EXERCISE AIM → Return the listing below exactly, with the pictures dropped.

EXTRACTED ENTRIES →
---+---

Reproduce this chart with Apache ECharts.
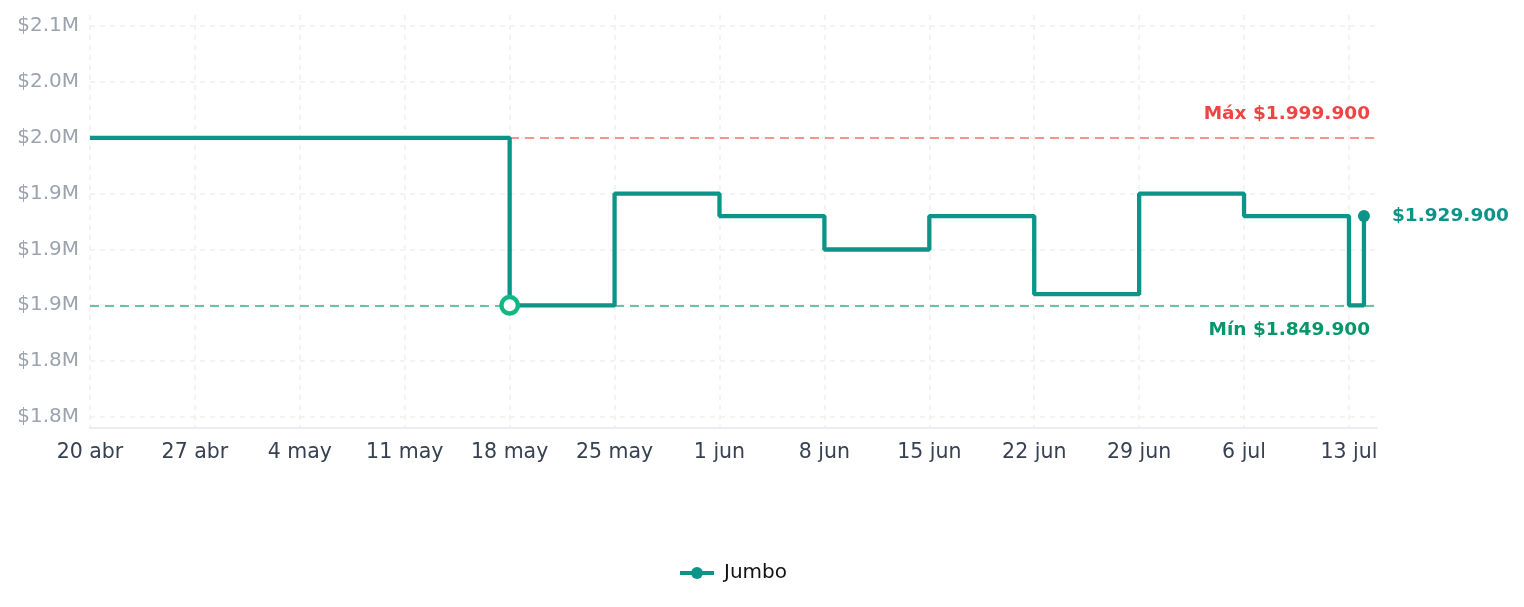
<!DOCTYPE html>
<html>
<head>
<meta charset="utf-8">
<script src="https://cdn.jsdelivr.net/npm/echarts@6/dist/echarts.min.js"></script>
<style>
  html, body { margin: 0; padding: 0; background: #fff; }
  #main { width: 1524px; height: 607px; }
</style>
</head>
<body>
<div id="main"></div>
<script>
// datos del precio (Jumbo)
const dates = ['2025-04-20', '2025-05-18', '2025-05-25', '2025-06-01', '2025-06-08', '2025-06-15',
  '2025-06-22', '2025-06-29', '2025-07-06', '2025-07-13', '2025-07-14'];
const prices = [1999900, 1849900, 1949900, 1929900, 1899900, 1929900,
  1859900, 1949900, 1929900, 1849900, 1929900];
const yTicks = [1750000, 1800000, 1850000, 1900000, 1950000, 2000000, 2050000, 2100000];
const xTickDates = ['2025-04-20', '2025-04-27', '2025-05-04', '2025-05-11', '2025-05-18', '2025-05-25',
  '2025-06-01', '2025-06-08', '2025-06-15', '2025-06-22', '2025-06-29', '2025-07-06', '2025-07-13'];
const meses = ['ene', 'feb', 'mar', 'abr', 'may', 'jun', 'jul', 'ago', 'sep', 'oct', 'nov', 'dic'];

const DAY = 86400000;
const toMs = (s) => { const p = s.split('-'); return Date.UTC(+p[0], +p[1] - 1, +p[2]); };
const fmt = (v) => '$' + String(v).replace(/\B(?=(\d{3})+(?!\d))/g, '.');

const maxV = Math.max(...prices);
const minV = Math.min(...prices);
const minIdx = prices.indexOf(minV);
const lastIdx = prices.length - 1;

const seriesData = dates.map((d, i) => {
  const item = { value: [toMs(d), prices[i]], symbol: 'none' };
  if (i === minIdx) {
    item.symbol = 'circle';
    item.symbolSize = 16.5;
    item.itemStyle = { color: '#ffffff', borderColor: '#10b981', borderWidth: 4.5 };
  }
  if (i === lastIdx) {
    item.symbol = 'circle';
    item.symbolSize = 12;
    item.label = {
      show: true, position: 'right', distance: 22,
      formatter: (p) => fmt(p.value[1]),
      color: '#0d9488', fontWeight: 'bold', fontSize: 18.5, fontFamily: 'DejaVu Sans'
    };
  }
  return item;
});

const main = document.getElementById('main');
let myChart = echarts.init(main, null, { renderer: 'canvas' });

const xMin = toMs(dates[0]);
myChart.setOption({
  animation: false,
  textStyle: { fontFamily: 'DejaVu Sans' },
  grid: { left: 90, right: 147, top: 15, bottom: 179, containLabel: false },
  legend: {
    bottom: 19,
    left: 673,
    itemWidth: 34,
    itemHeight: 15,
    lineStyle: { width: 4 },
    textStyle: { fontSize: 20, color: '#111', fontFamily: 'DejaVu Sans', padding: [0, 0, 0, 5] }
  },
  xAxis: {
    type: 'value',
    min: xMin,
    max: xMin + 85.87 * DAY,
    axisLine: { show: true, lineStyle: { color: '#e5e7eb', width: 1.5 } },
    axisTick: { show: false, customValues: xTickDates.map(toMs) },
    axisLabel: {
      customValues: xTickDates.map(toMs),
      color: '#374151', fontSize: 20.5, margin: 14,
      formatter: (v) => {
        const d = new Date(v);
        return d.getUTCDate() + ' ' + meses[d.getUTCMonth()];
      }
    },
    splitLine: { show: true, lineStyle: { color: '#f0f0f0', width: 1.5, type: [5, 5] } }
  },
  yAxis: {
    type: 'value',
    min: 1740000,
    max: 2110000,
    axisLine: { show: false },
    axisTick: { show: false, customValues: yTicks },
    axisLabel: {
      customValues: yTicks,
      color: '#9ca3af', fontSize: 20, margin: 11,
      formatter: (v) => '$' + (v / 1e6).toFixed(1) + 'M'
    },
    splitLine: { show: true, lineStyle: { color: '#f0f0f0', width: 1.5, type: [5, 5] } }
  },
  series: [
    {
      name: 'Jumbo',
      type: 'line',
      step: 'end',
      symbol: 'circle',
      symbolSize: 12,
      data: seriesData,
      lineStyle: { color: '#0d9488', width: 4.3 },
      itemStyle: { color: '#0d9488' },
      z: 3,
      markLine: {
        silent: true,
        symbol: 'none',
        z: 1,
        data: [
          {
            yAxis: maxV,
            lineStyle: { color: '#f87171', width: 1.5, type: [9, 6] },
            label: {
              position: 'insideEndTop', distance: [7, 14],
              formatter: 'Máx ' + fmt(maxV),
              color: '#ef4444', fontWeight: 'bold', fontSize: 18.5, fontFamily: 'DejaVu Sans'
            }
          },
          {
            yAxis: minV,
            lineStyle: { color: '#34b38a', width: 1.5, type: [9, 6] },
            label: {
              position: 'insideEndBottom', distance: [7, 15],
              formatter: 'Mín ' + fmt(minV),
              color: '#059669', fontWeight: 'bold', fontSize: 18.5, fontFamily: 'DejaVu Sans'
            }
          }
        ]
      }
    }
  ]
});
</script>
</body>
</html>
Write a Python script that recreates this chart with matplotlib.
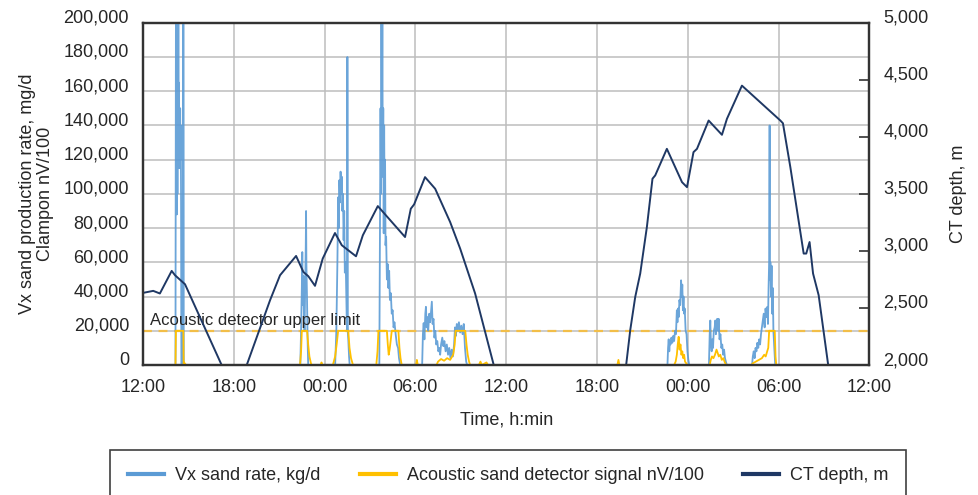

---+---

SOLVED EXERCISE →
Reproduce this chart with Apache ECharts.
<!DOCTYPE html>
<html>
<head>
<meta charset="utf-8">
<script src="https://cdn.jsdelivr.net/npm/echarts@6/dist/echarts.min.js"></script>
<style>
  html, body { margin: 0; padding: 0; background: #fff; }
  #main { width: 1524px; height: 607px; }
</style>
</head>
<body>
<div id="main"></div>
<script>
// datos del precio (Jumbo)
const dates = ['2025-04-20', '2025-05-18', '2025-05-25', '2025-06-01', '2025-06-08', '2025-06-15',
  '2025-06-22', '2025-06-29', '2025-07-06', '2025-07-13', '2025-07-14'];
const prices = [1999900, 1849900, 1949900, 1929900, 1899900, 1929900,
  1859900, 1949900, 1929900, 1849900, 1929900];
const yTicks = [1750000, 1800000, 1850000, 1900000, 1950000, 2000000, 2050000, 2100000];
const xTickDates = ['2025-04-20', '2025-04-27', '2025-05-04', '2025-05-11', '2025-05-18', '2025-05-25',
  '2025-06-01', '2025-06-08', '2025-06-15', '2025-06-22', '2025-06-29', '2025-07-06', '2025-07-13'];
const meses = ['ene', 'feb', 'mar', 'abr', 'may', 'jun', 'jul', 'ago', 'sep', 'oct', 'nov', 'dic'];

const DAY = 86400000;
const toMs = (s) => { const p = s.split('-'); return Date.UTC(+p[0], +p[1] - 1, +p[2]); };
const fmt = (v) => '$' + String(v).replace(/\B(?=(\d{3})+(?!\d))/g, '.');

const maxV = Math.max(...prices);
const minV = Math.min(...prices);
const minIdx = prices.indexOf(minV);
const lastIdx = prices.length - 1;

const seriesData = dates.map((d, i) => {
  const item = { value: [toMs(d), prices[i]], symbol: 'none' };
  if (i === minIdx) {
    item.symbol = 'circle';
    item.symbolSize = 16.5;
    item.itemStyle = { color: '#ffffff', borderColor: '#10b981', borderWidth: 4.5 };
  }
  if (i === lastIdx) {
    item.symbol = 'circle';
    item.symbolSize = 12;
    item.label = {
      show: true, position: 'right', distance: 22,
      formatter: (p) => fmt(p.value[1]),
      color: '#0d9488', fontWeight: 'bold', fontSize: 18.5, fontFamily: 'DejaVu Sans'
    };
  }
  return item;
});

const main = document.getElementById('main');
let myChart = echarts.init(main, null, { renderer: 'canvas' });

const xMin = toMs(dates[0]);
myChart.setOption({
  animation: false,
  textStyle: { fontFamily: 'DejaVu Sans' },
  grid: { left: 90, right: 147, top: 15, bottom: 179, containLabel: false },
  legend: {
    bottom: 19,
    left: 673,
    itemWidth: 34,
    itemHeight: 15,
    lineStyle: { width: 4 },
    textStyle: { fontSize: 20, color: '#111', fontFamily: 'DejaVu Sans', padding: [0, 0, 0, 5] }
  },
  xAxis: {
    type: 'value',
    min: xMin,
    max: xMin + 85.87 * DAY,
    axisLine: { show: true, lineStyle: { color: '#e5e7eb', width: 1.5 } },
    axisTick: { show: false, customValues: xTickDates.map(toMs) },
    axisLabel: {
      customValues: xTickDates.map(toMs),
      color: '#374151', fontSize: 20.5, margin: 14,
      formatter: (v) => {
        const d = new Date(v);
        return d.getUTCDate() + ' ' + meses[d.getUTCMonth()];
      }
    },
    splitLine: { show: true, lineStyle: { color: '#f0f0f0', width: 1.5, type: [5, 5] } }
  },
  yAxis: {
    type: 'value',
    min: 1740000,
    max: 2110000,
    axisLine: { show: false },
    axisTick: { show: false, customValues: yTicks },
    axisLabel: {
      customValues: yTicks,
      color: '#9ca3af', fontSize: 20, margin: 11,
      formatter: (v) => '$' + (v / 1e6).toFixed(1) + 'M'
    },
    splitLine: { show: true, lineStyle: { color: '#f0f0f0', width: 1.5, type: [5, 5] } }
  },
  series: [
    {
      name: 'Jumbo',
      type: 'line',
      step: 'end',
      symbol: 'circle',
      symbolSize: 12,
      data: seriesData,
      lineStyle: { color: '#0d9488', width: 4.3 },
      itemStyle: { color: '#0d9488' },
      z: 3,
      markLine: {
        silent: true,
        symbol: 'none',
        z: 1,
        data: [
          {
            yAxis: maxV,
            lineStyle: { color: '#f87171', width: 1.5, type: [9, 6] },
            label: {
              position: 'insideEndTop', distance: [7, 14],
              formatter: 'Máx ' + fmt(maxV),
              color: '#ef4444', fontWeight: 'bold', fontSize: 18.5, fontFamily: 'DejaVu Sans'
            }
          },
          {
            yAxis: minV,
            lineStyle: { color: '#34b38a', width: 1.5, type: [9, 6] },
            label: {
              position: 'insideEndBottom', distance: [7, 15],
              formatter: 'Mín ' + fmt(minV),
              color: '#059669', fontWeight: 'bold', fontSize: 18.5, fontFamily: 'DejaVu Sans'
            }
          }
        ]
      }
    }
  ]
});
</script>
</body>
</html>
Write a Python script that recreates this chart with matplotlib.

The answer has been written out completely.